* begin Dataset content *

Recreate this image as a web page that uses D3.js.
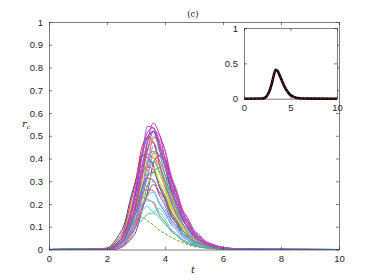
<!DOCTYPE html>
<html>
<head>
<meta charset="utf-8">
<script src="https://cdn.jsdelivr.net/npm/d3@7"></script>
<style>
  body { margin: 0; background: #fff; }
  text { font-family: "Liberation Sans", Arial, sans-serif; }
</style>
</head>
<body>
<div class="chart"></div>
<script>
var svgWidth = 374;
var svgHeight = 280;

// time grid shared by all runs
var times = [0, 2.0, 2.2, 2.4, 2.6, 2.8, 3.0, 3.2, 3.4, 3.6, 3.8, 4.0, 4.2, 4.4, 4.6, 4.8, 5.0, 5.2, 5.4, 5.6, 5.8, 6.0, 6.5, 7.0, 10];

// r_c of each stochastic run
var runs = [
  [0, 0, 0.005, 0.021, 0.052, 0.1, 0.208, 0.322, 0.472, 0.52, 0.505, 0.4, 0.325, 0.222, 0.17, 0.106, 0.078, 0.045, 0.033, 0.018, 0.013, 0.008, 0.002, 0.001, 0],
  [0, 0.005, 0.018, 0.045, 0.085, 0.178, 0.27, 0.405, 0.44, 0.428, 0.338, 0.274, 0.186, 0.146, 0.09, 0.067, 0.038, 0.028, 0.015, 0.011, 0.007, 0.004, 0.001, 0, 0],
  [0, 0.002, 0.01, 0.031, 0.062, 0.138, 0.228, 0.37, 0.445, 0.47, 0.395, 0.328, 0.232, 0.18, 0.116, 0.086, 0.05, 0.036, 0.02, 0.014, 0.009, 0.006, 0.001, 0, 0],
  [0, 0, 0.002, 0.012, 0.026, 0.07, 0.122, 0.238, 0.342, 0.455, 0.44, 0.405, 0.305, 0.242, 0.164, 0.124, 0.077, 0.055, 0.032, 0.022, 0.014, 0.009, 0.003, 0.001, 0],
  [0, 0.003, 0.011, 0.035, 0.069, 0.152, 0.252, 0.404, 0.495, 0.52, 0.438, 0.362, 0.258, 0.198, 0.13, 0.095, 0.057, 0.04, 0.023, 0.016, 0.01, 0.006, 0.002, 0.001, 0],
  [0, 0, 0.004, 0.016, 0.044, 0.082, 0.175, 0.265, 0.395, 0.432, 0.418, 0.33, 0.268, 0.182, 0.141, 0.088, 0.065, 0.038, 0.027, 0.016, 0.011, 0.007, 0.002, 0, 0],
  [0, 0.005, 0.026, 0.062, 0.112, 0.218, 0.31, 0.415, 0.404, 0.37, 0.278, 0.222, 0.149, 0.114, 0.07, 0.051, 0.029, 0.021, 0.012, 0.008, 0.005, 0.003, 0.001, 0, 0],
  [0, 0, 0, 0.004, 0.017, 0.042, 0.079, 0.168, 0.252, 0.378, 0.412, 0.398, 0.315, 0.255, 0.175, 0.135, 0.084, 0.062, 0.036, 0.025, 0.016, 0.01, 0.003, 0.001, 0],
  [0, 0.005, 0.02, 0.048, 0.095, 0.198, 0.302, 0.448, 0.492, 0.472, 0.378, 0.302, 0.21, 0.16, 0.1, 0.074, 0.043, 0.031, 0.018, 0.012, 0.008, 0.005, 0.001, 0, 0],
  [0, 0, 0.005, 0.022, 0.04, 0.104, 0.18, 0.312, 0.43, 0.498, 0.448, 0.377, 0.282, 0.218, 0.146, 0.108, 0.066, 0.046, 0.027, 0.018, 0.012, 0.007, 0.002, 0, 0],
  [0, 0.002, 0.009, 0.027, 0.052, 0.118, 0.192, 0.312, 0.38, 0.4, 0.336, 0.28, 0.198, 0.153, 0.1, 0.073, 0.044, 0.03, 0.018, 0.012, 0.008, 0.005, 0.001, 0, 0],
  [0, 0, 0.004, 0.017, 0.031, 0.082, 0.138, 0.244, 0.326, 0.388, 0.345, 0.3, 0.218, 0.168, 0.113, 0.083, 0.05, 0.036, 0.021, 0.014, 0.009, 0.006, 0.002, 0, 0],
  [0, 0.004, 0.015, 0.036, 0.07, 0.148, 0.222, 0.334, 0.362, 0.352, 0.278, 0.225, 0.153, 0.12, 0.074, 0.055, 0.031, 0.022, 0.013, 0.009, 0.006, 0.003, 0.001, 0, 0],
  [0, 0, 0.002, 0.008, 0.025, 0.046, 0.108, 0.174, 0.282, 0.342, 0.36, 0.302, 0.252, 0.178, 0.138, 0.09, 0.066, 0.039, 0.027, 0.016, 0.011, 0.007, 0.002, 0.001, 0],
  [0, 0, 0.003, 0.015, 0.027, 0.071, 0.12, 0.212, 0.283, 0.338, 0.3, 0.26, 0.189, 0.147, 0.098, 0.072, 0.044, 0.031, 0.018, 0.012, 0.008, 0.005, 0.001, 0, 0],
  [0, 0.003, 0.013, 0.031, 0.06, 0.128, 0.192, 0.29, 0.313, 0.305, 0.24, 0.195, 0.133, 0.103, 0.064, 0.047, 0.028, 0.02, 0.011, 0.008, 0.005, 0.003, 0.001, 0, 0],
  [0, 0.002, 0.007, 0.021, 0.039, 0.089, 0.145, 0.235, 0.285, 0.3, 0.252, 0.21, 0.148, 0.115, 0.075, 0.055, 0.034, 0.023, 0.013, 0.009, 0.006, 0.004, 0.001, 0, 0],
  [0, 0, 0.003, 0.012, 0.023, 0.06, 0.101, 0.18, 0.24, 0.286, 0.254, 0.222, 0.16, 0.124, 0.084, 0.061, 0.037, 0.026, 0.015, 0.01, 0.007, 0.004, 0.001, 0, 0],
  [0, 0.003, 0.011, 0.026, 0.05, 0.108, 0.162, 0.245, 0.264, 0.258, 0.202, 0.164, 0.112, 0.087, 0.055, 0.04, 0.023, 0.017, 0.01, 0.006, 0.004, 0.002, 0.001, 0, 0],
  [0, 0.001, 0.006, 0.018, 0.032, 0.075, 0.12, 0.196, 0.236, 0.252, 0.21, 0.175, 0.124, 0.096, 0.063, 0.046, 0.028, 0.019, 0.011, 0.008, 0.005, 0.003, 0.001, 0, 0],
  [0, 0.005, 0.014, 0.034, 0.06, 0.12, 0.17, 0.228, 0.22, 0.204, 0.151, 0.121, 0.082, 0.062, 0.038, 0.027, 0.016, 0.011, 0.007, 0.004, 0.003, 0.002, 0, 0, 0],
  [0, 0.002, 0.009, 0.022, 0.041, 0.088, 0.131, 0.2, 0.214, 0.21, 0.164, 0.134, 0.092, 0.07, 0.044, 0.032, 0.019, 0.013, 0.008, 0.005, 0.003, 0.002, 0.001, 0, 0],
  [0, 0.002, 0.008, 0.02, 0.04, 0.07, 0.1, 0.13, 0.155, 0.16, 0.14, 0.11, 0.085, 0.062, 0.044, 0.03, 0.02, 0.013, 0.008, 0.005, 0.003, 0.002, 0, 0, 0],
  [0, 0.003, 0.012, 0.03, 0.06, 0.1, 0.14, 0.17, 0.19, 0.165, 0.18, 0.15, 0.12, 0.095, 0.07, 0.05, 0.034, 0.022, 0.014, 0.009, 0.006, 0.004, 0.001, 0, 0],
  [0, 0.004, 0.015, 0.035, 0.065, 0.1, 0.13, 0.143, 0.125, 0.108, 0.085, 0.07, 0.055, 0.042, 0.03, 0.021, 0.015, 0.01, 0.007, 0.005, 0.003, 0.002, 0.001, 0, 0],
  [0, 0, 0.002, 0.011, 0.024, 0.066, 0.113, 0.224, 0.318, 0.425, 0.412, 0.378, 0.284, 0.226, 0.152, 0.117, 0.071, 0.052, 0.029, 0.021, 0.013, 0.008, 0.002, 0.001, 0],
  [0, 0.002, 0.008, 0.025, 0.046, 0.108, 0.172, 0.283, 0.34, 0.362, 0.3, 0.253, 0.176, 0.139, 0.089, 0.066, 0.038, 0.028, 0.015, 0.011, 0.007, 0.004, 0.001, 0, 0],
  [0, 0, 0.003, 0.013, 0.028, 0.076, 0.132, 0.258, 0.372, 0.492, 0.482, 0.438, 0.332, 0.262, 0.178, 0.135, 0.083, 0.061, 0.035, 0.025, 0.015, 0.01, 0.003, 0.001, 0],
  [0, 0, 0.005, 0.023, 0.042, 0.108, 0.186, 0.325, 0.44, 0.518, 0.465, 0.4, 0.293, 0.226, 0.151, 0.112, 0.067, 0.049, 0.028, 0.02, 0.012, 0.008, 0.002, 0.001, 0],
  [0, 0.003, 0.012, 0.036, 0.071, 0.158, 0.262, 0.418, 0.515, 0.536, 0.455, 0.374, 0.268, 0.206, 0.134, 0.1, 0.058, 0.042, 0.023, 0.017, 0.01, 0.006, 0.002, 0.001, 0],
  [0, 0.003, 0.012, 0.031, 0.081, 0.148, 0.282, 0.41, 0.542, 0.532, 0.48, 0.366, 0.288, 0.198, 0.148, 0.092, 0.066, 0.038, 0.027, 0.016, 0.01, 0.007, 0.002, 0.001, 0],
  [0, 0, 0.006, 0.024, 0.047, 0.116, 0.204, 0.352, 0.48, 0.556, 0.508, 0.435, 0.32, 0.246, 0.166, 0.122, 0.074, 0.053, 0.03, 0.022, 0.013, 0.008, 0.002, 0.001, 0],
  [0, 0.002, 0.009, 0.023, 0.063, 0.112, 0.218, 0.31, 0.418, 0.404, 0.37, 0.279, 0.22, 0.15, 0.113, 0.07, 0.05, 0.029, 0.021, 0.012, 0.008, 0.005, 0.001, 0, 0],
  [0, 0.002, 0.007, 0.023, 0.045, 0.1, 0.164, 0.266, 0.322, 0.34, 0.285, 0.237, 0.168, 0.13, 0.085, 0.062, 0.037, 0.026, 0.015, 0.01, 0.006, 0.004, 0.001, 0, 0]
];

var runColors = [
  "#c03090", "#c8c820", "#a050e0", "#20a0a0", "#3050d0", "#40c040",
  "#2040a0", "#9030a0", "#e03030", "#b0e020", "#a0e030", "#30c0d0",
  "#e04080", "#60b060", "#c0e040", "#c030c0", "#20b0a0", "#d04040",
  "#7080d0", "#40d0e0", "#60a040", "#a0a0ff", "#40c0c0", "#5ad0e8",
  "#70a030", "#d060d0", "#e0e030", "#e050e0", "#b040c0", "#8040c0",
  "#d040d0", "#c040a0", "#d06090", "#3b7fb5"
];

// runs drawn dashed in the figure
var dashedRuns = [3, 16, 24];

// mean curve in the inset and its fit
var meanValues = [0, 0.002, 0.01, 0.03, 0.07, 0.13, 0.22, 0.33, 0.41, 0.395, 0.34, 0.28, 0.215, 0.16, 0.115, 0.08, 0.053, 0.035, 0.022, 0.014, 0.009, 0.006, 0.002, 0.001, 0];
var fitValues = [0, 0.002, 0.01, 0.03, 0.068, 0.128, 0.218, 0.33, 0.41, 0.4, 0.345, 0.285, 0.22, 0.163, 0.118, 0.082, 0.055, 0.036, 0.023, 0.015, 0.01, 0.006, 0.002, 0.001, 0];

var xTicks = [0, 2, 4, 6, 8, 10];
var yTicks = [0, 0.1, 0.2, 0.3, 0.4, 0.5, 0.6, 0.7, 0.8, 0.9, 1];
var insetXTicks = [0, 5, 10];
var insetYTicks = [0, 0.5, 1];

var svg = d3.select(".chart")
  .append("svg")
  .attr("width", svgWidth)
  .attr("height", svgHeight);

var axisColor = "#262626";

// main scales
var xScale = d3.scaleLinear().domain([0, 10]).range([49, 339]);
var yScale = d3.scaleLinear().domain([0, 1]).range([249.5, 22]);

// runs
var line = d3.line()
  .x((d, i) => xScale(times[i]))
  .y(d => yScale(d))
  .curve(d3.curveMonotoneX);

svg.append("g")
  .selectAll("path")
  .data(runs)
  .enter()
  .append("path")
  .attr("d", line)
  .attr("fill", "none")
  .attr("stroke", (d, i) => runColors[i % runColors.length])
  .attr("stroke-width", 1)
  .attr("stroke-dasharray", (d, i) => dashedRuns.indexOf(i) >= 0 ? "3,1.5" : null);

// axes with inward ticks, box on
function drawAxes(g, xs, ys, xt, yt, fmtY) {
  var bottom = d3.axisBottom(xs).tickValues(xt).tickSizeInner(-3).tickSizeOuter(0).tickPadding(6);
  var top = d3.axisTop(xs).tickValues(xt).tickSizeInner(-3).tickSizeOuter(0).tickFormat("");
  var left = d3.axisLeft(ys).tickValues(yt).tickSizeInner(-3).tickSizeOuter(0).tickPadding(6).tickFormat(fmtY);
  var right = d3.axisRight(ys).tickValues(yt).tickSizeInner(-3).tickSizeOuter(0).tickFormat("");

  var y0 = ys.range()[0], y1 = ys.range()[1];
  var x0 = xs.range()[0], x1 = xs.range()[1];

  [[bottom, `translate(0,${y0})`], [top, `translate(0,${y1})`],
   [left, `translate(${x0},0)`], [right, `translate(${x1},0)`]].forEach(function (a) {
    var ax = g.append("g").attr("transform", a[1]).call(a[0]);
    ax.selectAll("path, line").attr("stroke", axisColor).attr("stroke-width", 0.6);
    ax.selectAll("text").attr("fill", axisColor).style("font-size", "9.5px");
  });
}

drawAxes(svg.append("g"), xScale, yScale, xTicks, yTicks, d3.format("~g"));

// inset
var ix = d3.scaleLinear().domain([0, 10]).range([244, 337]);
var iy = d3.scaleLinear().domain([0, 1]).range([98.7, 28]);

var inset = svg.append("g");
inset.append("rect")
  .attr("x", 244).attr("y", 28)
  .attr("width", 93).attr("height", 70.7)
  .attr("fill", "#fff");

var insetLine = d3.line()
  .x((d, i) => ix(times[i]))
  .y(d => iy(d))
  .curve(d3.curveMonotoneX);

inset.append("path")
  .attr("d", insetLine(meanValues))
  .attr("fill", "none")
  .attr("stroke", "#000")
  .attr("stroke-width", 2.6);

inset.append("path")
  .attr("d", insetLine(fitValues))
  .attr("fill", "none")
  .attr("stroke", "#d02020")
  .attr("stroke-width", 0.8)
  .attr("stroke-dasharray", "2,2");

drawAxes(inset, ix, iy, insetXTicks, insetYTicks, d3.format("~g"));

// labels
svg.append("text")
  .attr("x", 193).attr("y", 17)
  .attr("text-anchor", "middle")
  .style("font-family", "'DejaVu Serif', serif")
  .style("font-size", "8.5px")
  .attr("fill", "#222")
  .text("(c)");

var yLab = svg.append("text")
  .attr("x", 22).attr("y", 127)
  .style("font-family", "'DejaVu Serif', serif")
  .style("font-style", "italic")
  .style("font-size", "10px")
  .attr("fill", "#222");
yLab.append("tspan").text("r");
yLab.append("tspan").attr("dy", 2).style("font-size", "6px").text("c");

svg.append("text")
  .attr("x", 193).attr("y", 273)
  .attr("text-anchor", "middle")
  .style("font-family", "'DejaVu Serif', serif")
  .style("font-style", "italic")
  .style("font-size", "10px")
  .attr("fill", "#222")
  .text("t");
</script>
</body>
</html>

* end Dataset content *

→ Work to do
From the first line of the listing above, repeat every line through the one holding "6.5, 7.0, 10];". Both ends count, and pictures stay out.

→ Response below
Recreate this image as a web page that uses D3.js.
<!DOCTYPE html>
<html>
<head>
<meta charset="utf-8">
<script src="https://cdn.jsdelivr.net/npm/d3@7"></script>
<style>
  body { margin: 0; background: #fff; }
  text { font-family: "Liberation Sans", Arial, sans-serif; }
</style>
</head>
<body>
<div class="chart"></div>
<script>
var svgWidth = 374;
var svgHeight = 280;

// time grid shared by all runs
var times = [0, 2.0, 2.2, 2.4, 2.6, 2.8, 3.0, 3.2, 3.4, 3.6, 3.8, 4.0, 4.2, 4.4, 4.6, 4.8, 5.0, 5.2, 5.4, 5.6, 5.8, 6.0, 6.5, 7.0, 10];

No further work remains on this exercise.